What is being asked: Begin with the first line of the material and write out each line exactly, ending with the line that contains "['Untreated', 'CFA', 'CFA+Bupivacaine', 'CFA+Saline']". Pictures are not part of the copy.

/---

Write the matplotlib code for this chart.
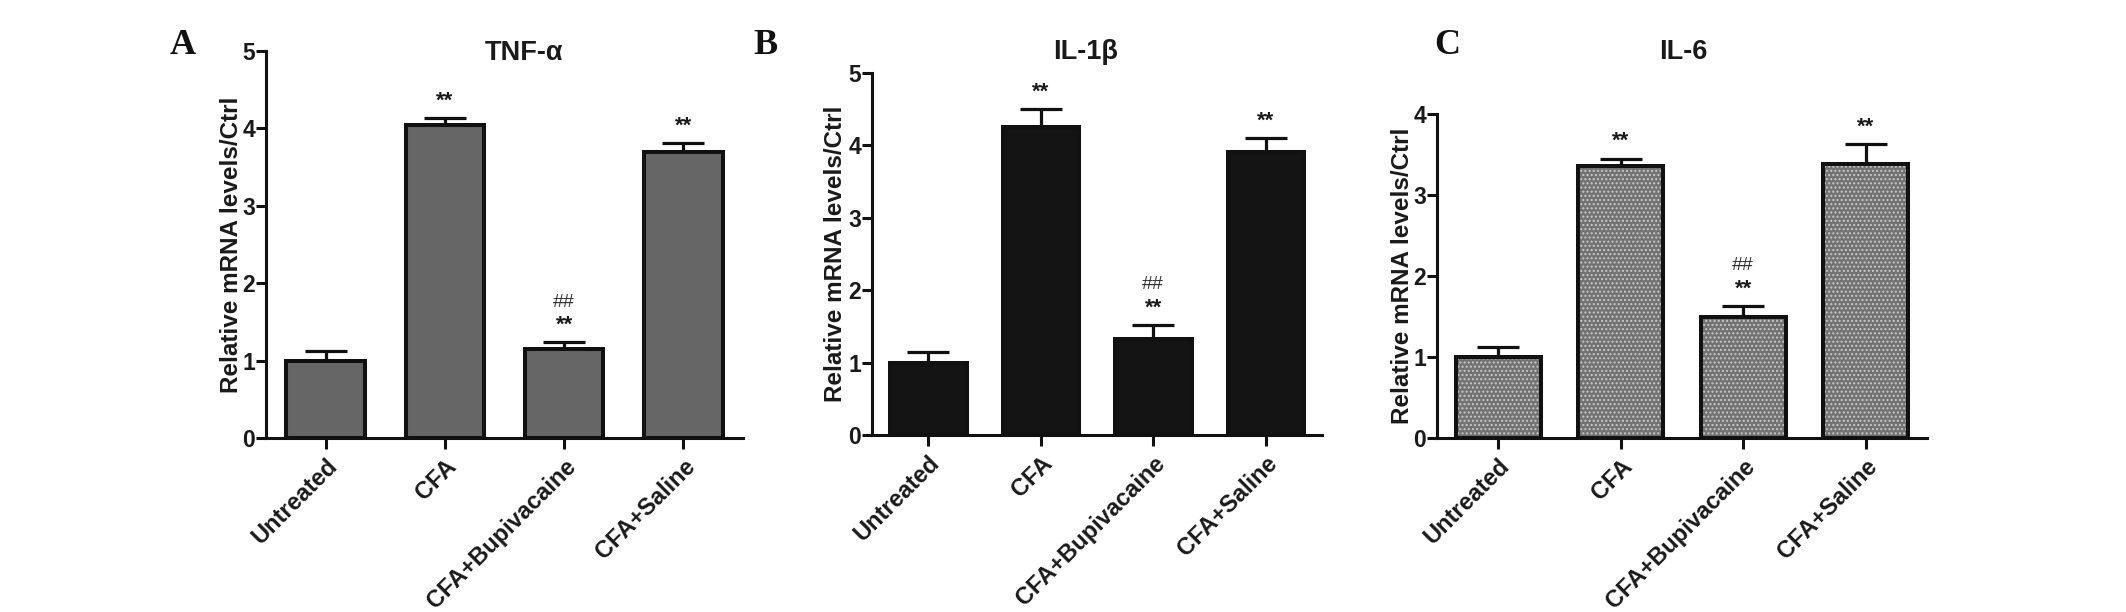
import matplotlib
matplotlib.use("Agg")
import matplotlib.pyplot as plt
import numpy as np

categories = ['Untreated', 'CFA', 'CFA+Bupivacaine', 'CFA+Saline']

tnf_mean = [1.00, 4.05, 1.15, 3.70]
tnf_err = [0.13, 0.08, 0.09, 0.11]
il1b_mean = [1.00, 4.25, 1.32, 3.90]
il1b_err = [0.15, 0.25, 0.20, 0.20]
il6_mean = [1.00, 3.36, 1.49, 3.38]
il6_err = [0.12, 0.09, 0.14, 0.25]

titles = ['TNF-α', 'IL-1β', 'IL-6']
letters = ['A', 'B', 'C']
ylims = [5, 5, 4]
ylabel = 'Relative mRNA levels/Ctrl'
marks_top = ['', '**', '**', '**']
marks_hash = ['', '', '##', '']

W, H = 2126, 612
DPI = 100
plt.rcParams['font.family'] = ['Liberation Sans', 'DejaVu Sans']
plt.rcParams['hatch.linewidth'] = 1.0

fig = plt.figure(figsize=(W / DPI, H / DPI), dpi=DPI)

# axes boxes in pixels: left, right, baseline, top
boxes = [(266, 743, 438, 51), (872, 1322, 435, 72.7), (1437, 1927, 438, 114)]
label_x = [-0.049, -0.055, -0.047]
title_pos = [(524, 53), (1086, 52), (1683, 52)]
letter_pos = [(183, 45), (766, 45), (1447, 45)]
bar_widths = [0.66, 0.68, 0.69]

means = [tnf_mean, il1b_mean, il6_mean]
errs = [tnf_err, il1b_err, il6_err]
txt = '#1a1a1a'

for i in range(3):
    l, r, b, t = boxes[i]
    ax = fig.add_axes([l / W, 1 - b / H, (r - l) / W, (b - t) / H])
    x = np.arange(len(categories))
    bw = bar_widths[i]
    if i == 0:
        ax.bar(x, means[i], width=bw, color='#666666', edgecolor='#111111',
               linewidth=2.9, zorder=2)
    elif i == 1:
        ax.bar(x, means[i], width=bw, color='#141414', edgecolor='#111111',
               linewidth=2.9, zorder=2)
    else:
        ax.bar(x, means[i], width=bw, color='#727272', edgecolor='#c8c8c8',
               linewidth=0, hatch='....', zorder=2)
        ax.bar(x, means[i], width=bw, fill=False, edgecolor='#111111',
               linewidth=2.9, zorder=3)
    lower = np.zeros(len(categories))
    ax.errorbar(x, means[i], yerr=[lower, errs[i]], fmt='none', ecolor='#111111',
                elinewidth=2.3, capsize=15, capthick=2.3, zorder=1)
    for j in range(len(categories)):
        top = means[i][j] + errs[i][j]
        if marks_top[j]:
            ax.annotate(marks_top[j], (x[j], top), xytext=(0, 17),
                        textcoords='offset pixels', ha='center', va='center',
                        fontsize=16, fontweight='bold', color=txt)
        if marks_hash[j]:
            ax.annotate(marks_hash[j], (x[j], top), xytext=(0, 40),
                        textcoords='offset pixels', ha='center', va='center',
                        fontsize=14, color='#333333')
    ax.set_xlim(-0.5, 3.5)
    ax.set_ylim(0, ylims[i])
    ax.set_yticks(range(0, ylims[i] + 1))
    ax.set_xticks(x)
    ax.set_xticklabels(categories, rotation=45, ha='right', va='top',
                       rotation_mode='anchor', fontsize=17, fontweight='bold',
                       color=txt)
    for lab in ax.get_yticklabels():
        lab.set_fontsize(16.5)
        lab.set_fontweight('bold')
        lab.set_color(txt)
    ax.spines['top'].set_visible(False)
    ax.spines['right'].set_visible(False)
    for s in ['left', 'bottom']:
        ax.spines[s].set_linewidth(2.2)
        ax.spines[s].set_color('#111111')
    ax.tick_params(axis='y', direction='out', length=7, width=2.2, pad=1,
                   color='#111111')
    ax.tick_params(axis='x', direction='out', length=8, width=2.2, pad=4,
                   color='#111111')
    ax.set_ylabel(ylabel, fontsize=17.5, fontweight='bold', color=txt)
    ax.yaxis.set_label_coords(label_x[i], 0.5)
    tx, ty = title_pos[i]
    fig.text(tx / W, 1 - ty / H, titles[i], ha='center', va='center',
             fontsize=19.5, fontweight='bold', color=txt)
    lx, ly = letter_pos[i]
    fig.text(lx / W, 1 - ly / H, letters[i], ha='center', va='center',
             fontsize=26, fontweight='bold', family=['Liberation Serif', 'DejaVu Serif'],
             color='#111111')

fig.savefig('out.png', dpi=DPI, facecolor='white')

\---

Right answer:
Write the matplotlib code for this chart.
import matplotlib
matplotlib.use("Agg")
import matplotlib.pyplot as plt
import numpy as np

categories = ['Untreated', 'CFA', 'CFA+Bupivacaine', 'CFA+Saline']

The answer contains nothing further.